In the shadows of the hangar the great airship waited, her sleek, black, armoured envelope screened by tarpaulins. As usual, Katherine felt a rising thrill at the thought of that huge vessel lifting Father up into the sky—and a sadness too, that he was leaving her; and a fear that he might not return. “Oh, I wish I could go with you!” she said.

“Not this time, Kate,” her father told her. “One day, perhaps.”

“Is it because I’m a girl?” she asked. “But that doesn’t matter. I mean, in Ancient times women were allowed to do all the same things men did, and anyway, the air-trade is full of women pilots. You had one yourself, on the American trip, I remember seeing pictures of her…”

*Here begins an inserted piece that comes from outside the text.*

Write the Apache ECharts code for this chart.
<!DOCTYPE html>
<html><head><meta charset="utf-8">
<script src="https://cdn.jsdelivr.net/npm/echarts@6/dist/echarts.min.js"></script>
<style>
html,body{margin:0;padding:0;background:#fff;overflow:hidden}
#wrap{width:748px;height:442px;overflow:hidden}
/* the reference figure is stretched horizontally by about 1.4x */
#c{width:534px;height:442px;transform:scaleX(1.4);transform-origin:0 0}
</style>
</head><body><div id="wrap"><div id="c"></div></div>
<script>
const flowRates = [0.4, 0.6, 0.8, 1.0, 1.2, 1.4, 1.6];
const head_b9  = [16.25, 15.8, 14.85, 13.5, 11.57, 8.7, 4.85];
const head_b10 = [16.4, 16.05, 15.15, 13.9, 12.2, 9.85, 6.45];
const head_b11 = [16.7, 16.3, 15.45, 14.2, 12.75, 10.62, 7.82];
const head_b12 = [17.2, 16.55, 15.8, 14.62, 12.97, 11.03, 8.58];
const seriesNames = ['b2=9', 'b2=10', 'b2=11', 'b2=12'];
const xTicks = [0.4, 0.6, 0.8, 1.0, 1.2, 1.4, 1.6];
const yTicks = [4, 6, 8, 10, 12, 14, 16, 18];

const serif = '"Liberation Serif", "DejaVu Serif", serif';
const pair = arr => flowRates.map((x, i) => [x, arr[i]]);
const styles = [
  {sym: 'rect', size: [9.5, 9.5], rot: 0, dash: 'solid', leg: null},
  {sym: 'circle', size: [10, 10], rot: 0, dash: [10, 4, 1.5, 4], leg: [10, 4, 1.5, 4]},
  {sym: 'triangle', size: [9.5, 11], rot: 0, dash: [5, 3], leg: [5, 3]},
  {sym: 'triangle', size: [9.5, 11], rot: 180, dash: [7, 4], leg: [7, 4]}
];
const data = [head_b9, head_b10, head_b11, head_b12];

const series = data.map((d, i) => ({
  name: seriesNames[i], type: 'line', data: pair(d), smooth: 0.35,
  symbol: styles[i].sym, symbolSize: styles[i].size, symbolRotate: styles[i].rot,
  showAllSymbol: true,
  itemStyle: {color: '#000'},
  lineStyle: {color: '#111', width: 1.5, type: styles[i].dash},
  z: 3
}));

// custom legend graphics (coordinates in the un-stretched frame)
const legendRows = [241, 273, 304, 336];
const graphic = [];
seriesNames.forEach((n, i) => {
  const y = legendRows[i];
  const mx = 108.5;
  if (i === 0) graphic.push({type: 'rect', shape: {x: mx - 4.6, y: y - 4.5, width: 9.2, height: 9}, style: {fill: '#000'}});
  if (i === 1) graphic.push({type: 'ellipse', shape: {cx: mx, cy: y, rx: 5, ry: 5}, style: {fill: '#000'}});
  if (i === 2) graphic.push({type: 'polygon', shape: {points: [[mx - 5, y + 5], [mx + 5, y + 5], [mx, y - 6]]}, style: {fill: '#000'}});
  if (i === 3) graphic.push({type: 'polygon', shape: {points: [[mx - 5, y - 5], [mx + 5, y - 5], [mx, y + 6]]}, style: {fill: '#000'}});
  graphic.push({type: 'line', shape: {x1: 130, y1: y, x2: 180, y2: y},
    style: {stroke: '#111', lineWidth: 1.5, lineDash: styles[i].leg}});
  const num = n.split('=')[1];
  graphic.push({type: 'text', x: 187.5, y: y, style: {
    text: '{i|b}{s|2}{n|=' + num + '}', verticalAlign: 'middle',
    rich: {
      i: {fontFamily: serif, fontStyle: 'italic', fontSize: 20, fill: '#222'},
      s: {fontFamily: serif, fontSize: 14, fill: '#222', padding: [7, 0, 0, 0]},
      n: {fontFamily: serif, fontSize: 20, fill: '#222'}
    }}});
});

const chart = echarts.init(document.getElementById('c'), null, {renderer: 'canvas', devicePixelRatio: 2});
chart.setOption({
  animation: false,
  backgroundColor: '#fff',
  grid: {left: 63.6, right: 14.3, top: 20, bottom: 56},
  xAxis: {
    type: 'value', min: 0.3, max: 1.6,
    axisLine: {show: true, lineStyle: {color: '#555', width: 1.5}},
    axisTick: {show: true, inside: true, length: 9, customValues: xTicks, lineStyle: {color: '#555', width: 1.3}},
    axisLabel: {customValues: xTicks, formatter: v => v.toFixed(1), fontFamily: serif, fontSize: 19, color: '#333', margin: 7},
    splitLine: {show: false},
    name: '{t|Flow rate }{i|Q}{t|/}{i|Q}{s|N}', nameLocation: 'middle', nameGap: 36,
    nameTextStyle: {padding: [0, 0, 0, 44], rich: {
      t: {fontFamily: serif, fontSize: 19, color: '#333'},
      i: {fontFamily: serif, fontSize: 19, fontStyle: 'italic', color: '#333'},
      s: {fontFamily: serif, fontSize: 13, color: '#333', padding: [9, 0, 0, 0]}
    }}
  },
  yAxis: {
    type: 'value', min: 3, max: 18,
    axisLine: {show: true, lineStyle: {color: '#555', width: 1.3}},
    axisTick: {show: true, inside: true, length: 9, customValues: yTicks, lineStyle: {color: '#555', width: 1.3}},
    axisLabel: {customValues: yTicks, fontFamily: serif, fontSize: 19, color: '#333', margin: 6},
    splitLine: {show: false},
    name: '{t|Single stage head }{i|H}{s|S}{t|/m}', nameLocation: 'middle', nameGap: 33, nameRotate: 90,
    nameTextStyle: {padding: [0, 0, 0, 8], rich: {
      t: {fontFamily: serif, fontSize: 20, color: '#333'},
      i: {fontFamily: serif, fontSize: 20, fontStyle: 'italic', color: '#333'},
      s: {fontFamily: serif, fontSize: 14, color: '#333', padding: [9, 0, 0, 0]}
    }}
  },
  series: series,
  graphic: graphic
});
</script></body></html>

“It’s not that, Kate,” he said, hugging her. “It’s just that it may be dangerous. Anyway, I don’t want you to start turning into an old ragamuffin adventurer like me; I want you to stay here and finish school and become a fine, beautiful High London lady. And most of all I want you to stop Dog from peeing over all my crates of soup…”

When Dog had been dragged away and scolded they sat down together in the shadow of the hangar and Katherine said, “So will you tell me where you are going, that is so important and dangerous?”

“I am not supposed to say,” said Valentine, glancing down at her out of the corner of his eye.

“Oh, come on!” she laughed. “We’re best friends, aren’t we? You know I’d never tell anybody else. And I’m desperate to know where London is going to! Everyone at school keeps asking. We’ve been travelling east at top speed for days and days. We didn’t even stop when we ate Salthook…”

“Well, Kate,” he admitted, “the fact is, Crome has asked me to take a look into Shan Guo.”

Shan Guo was the leading nation of the Anti-Traction League, the barbarian alliance which controlled the old Indian sub-continent and what was left of China, protected from hungry cities by a great chain of mountains and swamps that marked the eastern limits of the Hunting Ground. Katherine had studied it in Geography. There was only one pass through those mountains, and it was protected by the dreadful fortress-city of Batmunkh Gompa, the Shield-Wall, beneath whose guns a hundred cities had come to grief in the first few centuries of Traction. “But why there?” she asked. “London can’t be going there!”